DESCRIPTION OF THE TASK:
Would you return the complete listing below word for word?

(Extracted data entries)
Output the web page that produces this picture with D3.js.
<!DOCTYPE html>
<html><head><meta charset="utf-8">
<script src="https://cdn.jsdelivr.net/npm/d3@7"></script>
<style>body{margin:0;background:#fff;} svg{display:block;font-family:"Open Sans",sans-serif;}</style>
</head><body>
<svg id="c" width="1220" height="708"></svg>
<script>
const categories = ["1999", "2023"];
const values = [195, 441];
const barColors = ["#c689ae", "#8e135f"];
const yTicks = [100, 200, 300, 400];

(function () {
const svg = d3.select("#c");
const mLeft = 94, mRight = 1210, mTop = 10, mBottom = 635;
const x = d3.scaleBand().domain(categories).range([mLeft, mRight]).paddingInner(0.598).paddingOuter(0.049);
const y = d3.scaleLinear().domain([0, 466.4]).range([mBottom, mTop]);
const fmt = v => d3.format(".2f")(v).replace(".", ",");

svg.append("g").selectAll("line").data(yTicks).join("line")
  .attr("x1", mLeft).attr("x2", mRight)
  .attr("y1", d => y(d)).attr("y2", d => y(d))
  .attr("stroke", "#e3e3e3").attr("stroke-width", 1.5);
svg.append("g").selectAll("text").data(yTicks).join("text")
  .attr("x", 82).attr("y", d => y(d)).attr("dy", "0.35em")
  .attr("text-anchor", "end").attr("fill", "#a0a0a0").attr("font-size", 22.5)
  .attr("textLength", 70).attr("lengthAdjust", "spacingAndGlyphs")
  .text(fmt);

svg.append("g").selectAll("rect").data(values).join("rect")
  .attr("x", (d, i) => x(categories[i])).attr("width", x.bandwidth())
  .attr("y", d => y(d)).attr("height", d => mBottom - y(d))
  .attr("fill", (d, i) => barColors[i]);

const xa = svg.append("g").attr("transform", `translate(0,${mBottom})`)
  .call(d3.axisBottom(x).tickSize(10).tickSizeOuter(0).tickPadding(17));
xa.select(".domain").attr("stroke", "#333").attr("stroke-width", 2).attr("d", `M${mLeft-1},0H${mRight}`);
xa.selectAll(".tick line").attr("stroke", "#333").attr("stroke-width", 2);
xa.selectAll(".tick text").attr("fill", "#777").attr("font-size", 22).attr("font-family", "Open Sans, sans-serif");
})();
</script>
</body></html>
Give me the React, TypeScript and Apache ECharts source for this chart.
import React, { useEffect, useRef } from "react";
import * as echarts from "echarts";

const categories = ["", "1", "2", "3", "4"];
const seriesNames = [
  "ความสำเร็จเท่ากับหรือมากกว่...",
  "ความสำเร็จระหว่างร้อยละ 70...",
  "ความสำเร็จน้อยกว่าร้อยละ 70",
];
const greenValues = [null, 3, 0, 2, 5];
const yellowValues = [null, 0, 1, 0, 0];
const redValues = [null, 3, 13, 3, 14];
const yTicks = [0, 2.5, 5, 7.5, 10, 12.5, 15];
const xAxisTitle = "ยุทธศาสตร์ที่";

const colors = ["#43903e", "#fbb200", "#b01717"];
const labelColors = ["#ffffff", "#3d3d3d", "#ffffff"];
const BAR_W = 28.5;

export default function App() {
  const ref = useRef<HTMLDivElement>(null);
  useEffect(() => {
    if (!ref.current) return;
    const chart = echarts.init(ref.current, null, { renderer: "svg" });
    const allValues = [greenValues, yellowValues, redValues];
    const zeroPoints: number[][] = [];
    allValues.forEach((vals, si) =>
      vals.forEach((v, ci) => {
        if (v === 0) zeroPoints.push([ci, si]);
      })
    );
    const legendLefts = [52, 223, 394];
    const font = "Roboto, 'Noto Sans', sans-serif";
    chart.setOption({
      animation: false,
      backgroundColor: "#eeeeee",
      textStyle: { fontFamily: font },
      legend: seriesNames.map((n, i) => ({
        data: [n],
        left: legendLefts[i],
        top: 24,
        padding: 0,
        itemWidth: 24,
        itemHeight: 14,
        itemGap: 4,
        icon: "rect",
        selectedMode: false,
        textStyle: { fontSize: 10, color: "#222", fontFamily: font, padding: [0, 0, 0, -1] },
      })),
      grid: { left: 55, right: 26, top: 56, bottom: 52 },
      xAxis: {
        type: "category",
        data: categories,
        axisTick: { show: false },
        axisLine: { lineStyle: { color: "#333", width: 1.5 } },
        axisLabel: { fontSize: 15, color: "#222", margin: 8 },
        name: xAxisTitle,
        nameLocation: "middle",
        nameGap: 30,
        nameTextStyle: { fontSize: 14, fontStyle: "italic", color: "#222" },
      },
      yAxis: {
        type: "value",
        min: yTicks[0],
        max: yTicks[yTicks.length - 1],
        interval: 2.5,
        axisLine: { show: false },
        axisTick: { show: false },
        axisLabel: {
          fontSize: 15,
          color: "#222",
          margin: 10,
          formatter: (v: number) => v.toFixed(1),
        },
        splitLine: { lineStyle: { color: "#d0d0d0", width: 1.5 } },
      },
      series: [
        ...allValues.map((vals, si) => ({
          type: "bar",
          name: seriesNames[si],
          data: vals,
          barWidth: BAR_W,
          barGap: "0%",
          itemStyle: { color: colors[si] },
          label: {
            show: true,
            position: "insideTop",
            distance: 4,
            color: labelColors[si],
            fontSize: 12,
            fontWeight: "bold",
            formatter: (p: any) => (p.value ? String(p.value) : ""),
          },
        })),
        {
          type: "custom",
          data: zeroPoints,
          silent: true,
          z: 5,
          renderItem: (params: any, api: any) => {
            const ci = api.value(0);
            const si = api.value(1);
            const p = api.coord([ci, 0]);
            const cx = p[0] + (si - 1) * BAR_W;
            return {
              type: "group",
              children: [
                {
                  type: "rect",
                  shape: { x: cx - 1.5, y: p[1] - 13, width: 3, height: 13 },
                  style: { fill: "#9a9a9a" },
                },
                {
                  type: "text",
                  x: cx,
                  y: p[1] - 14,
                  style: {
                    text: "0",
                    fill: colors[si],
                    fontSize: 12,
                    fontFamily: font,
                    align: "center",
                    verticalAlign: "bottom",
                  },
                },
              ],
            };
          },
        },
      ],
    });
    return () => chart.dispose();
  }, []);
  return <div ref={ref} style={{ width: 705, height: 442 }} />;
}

IN RESPONSE:
Output the web page that produces this picture with D3.js.
<!DOCTYPE html>
<html><head><meta charset="utf-8">
<script src="https://cdn.jsdelivr.net/npm/d3@7"></script>
<style>body{margin:0;background:#fff;} svg{display:block;font-family:"Open Sans",sans-serif;}</style>
</head><body>
<svg id="c" width="1220" height="708"></svg>
<script>
const categories = ["1999", "2023"];
const values = [195, 441];
const barColors = ["#c689ae", "#8e135f"];
const yTicks = [100, 200, 300, 400];

(function () {
const svg = d3.select("#c");
const mLeft = 94, mRight = 1210, mTop = 10, mBottom = 635;
const x = d3.scaleBand().domain(categories).range([mLeft, mRight]).paddingInner(0.598).paddingOuter(0.049);
const y = d3.scaleLinear().domain([0, 466.4]).range([mBottom, mTop]);
const fmt = v => d3.format(".2f")(v).replace(".", ",");

svg.append("g").selectAll("line").data(yTicks).join("line")
  .attr("x1", mLeft).attr("x2", mRight)
  .attr("y1", d => y(d)).attr("y2", d => y(d))
  .attr("stroke", "#e3e3e3").attr("stroke-width", 1.5);
svg.append("g").selectAll("text").data(yTicks).join("text")
  .attr("x", 82).attr("y", d => y(d)).attr("dy", "0.35em")
  .attr("text-anchor", "end").attr("fill", "#a0a0a0").attr("font-size", 22.5)
  .attr("textLength", 70).attr("lengthAdjust", "spacingAndGlyphs")
  .text(fmt);

svg.append("g").selectAll("rect").data(values).join("rect")
  .attr("x", (d, i) => x(categories[i])).attr("width", x.bandwidth())
  .attr("y", d => y(d)).attr("height", d => mBottom - y(d))
  .attr("fill", (d, i) => barColors[i]);

const xa = svg.append("g").attr("transform", `translate(0,${mBottom})`)
  .call(d3.axisBottom(x).tickSize(10).tickSizeOuter(0).tickPadding(17));
xa.select(".domain").attr("stroke", "#333").attr("stroke-width", 2).attr("d", `M${mLeft-1},0H${mRight}`);
xa.selectAll(".tick line").attr("stroke", "#333").attr("stroke-width", 2);
xa.selectAll(".tick text").attr("fill", "#777").attr("font-size", 22).attr("font-family", "Open Sans, sans-serif");
})();
</script>
</body></html>
Give me the React, TypeScript and Apache ECharts source for this chart.
import React, { useEffect, useRef } from "react";
import * as echarts from "echarts";

const categories = ["", "1", "2", "3", "4"];
const seriesNames = [
  "ความสำเร็จเท่ากับหรือมากกว่...",
  "ความสำเร็จระหว่างร้อยละ 70...",
  "ความสำเร็จน้อยกว่าร้อยละ 70",
];
const greenValues = [null, 3, 0, 2, 5];
const yellowValues = [null, 0, 1, 0, 0];
const redValues = [null, 3, 13, 3, 14];
const yTicks = [0, 2.5, 5, 7.5, 10, 12.5, 15];
const xAxisTitle = "ยุทธศาสตร์ที่";

const colors = ["#43903e", "#fbb200", "#b01717"];
const labelColors = ["#ffffff", "#3d3d3d", "#ffffff"];
const BAR_W = 28.5;

export default function App() {
  const ref = useRef<HTMLDivElement>(null);
  useEffect(() => {
    if (!ref.current) return;
    const chart = echarts.init(ref.current, null, { renderer: "svg" });
    const allValues = [greenValues, yellowValues, redValues];
    const zeroPoints: number[][] = [];
    allValues.forEach((vals, si) =>
      vals.forEach((v, ci) => {
        if (v === 0) zeroPoints.push([ci, si]);
      })
    );
    const legendLefts = [52, 223, 394];
    const font = "Roboto, 'Noto Sans', sans-serif";
    chart.setOption({
      animation: false,
      backgroundColor: "#eeeeee",
      textStyle: { fontFamily: font },
      legend: seriesNames.map((n, i) => ({
        data: [n],
        left: legendLefts[i],
        top: 24,
        padding: 0,
        itemWidth: 24,
        itemHeight: 14,
        itemGap: 4,
        icon: "rect",
        selectedMode: false,
        textStyle: { fontSize: 10, color: "#222", fontFamily: font, padding: [0, 0, 0, -1] },
      })),
      grid: { left: 55, right: 26, top: 56, bottom: 52 },
      xAxis: {
        type: "category",
        data: categories,
        axisTick: { show: false },
        axisLine: { lineStyle: { color: "#333", width: 1.5 } },
        axisLabel: { fontSize: 15, color: "#222", margin: 8 },
        name: xAxisTitle,
        nameLocation: "middle",
        nameGap: 30,
        nameTextStyle: { fontSize: 14, fontStyle: "italic", color: "#222" },
      },
      yAxis: {
        type: "value",
        min: yTicks[0],
        max: yTicks[yTicks.length - 1],
        interval: 2.5,
        axisLine: { show: false },
        axisTick: { show: false },
        axisLabel: {
          fontSize: 15,
          color: "#222",
          margin: 10,
          formatter: (v: number) => v.toFixed(1),
        },
        splitLine: { lineStyle: { color: "#d0d0d0", width: 1.5 } },
      },
      series: [
        ...allValues.map((vals, si) => ({
          type: "bar",
          name: seriesNames[si],
          data: vals,
          barWidth: BAR_W,
          barGap: "0%",
          itemStyle: { color: colors[si] },
          label: {
            show: true,
            position: "insideTop",
            distance: 4,
            color: labelColors[si],
            fontSize: 12,
            fontWeight: "bold",
            formatter: (p: any) => (p.value ? String(p.value) : ""),
          },
        })),
        {
          type: "custom",
          data: zeroPoints,
          silent: true,
          z: 5,
          renderItem: (params: any, api: any) => {
            const ci = api.value(0);
            const si = api.value(1);
            const p = api.coord([ci, 0]);
            const cx = p[0] + (si - 1) * BAR_W;
            return {
              type: "group",
              children: [
                {
                  type: "rect",
                  shape: { x: cx - 1.5, y: p[1] - 13, width: 3, height: 13 },
                  style: { fill: "#9a9a9a" },
                },
                {
                  type: "text",
                  x: cx,
                  y: p[1] - 14,
                  style: {
                    text: "0",
                    fill: colors[si],
                    fontSize: 12,
                    fontFamily: font,
                    align: "center",
                    verticalAlign: "bottom",
                  },
                },
              ],
            };
          },
        },
      ],
    });
    return () => chart.dispose();
  }, []);
  return <div ref={ref} style={{ width: 705, height: 442 }} />;
}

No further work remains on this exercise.